Problem requirements:
Drop the images; return everything else in the listing below exactly.

Collected data:
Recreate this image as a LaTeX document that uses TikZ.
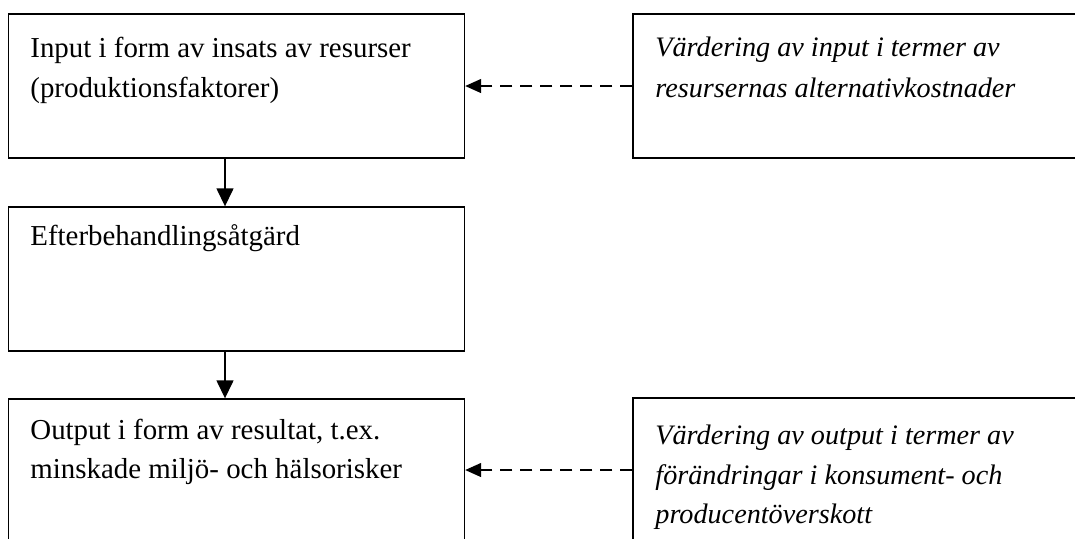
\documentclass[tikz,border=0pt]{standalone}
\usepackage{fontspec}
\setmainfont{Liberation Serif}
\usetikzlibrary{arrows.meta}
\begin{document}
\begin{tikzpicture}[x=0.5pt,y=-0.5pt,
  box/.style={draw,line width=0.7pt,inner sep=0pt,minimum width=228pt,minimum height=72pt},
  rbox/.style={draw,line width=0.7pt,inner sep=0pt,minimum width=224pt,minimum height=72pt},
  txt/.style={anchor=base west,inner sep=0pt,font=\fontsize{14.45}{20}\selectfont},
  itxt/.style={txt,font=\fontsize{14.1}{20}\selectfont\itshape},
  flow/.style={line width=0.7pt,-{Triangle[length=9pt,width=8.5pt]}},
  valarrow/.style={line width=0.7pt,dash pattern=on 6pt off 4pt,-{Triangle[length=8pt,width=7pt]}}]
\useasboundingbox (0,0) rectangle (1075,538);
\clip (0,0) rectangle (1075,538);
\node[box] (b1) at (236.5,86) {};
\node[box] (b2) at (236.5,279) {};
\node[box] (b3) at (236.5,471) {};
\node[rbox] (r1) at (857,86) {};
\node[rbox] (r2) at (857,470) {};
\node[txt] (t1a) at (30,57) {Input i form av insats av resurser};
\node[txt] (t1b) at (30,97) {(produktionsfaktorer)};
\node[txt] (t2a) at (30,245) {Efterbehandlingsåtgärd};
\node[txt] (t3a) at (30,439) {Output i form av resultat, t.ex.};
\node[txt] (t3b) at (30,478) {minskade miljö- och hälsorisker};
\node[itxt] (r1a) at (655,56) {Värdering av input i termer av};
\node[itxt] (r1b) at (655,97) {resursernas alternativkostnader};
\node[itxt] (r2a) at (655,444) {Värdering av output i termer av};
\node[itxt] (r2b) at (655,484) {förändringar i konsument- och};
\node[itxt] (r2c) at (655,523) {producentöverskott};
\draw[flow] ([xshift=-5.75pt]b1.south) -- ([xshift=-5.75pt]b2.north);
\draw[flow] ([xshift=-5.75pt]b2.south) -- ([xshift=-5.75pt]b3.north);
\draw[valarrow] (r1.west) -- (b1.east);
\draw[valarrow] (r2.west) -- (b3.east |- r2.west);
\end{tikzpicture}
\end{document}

Correct response:
Recreate this image as a LaTeX document that uses TikZ.
\documentclass[tikz,border=0pt]{standalone}
\usepackage{fontspec}
\setmainfont{Liberation Serif}
\usetikzlibrary{arrows.meta}
\begin{document}
\begin{tikzpicture}[x=0.5pt,y=-0.5pt,
  box/.style={draw,line width=0.7pt,inner sep=0pt,minimum width=228pt,minimum height=72pt},
  rbox/.style={draw,line width=0.7pt,inner sep=0pt,minimum width=224pt,minimum height=72pt},
  txt/.style={anchor=base west,inner sep=0pt,font=\fontsize{14.45}{20}\selectfont},
  itxt/.style={txt,font=\fontsize{14.1}{20}\selectfont\itshape},
  flow/.style={line width=0.7pt,-{Triangle[length=9pt,width=8.5pt]}},
  valarrow/.style={line width=0.7pt,dash pattern=on 6pt off 4pt,-{Triangle[length=8pt,width=7pt]}}]
\useasboundingbox (0,0) rectangle (1075,538);
\clip (0,0) rectangle (1075,538);
\node[box] (b1) at (236.5,86) {};
\node[box] (b2) at (236.5,279) {};
\node[box] (b3) at (236.5,471) {};
\node[rbox] (r1) at (857,86) {};
\node[rbox] (r2) at (857,470) {};
\node[txt] (t1a) at (30,57) {Input i form av insats av resurser};
\node[txt] (t1b) at (30,97) {(produktionsfaktorer)};
\node[txt] (t2a) at (30,245) {Efterbehandlingsåtgärd};
\node[txt] (t3a) at (30,439) {Output i form av resultat, t.ex.};
\node[txt] (t3b) at (30,478) {minskade miljö- och hälsorisker};
\node[itxt] (r1a) at (655,56) {Värdering av input i termer av};
\node[itxt] (r1b) at (655,97) {resursernas alternativkostnader};
\node[itxt] (r2a) at (655,444) {Värdering av output i termer av};
\node[itxt] (r2b) at (655,484) {förändringar i konsument- och};
\node[itxt] (r2c) at (655,523) {producentöverskott};
\draw[flow] ([xshift=-5.75pt]b1.south) -- ([xshift=-5.75pt]b2.north);
\draw[flow] ([xshift=-5.75pt]b2.south) -- ([xshift=-5.75pt]b3.north);
\draw[valarrow] (r1.west) -- (b1.east);
\draw[valarrow] (r2.west) -- (b3.east |- r2.west);
\end{tikzpicture}
\end{document}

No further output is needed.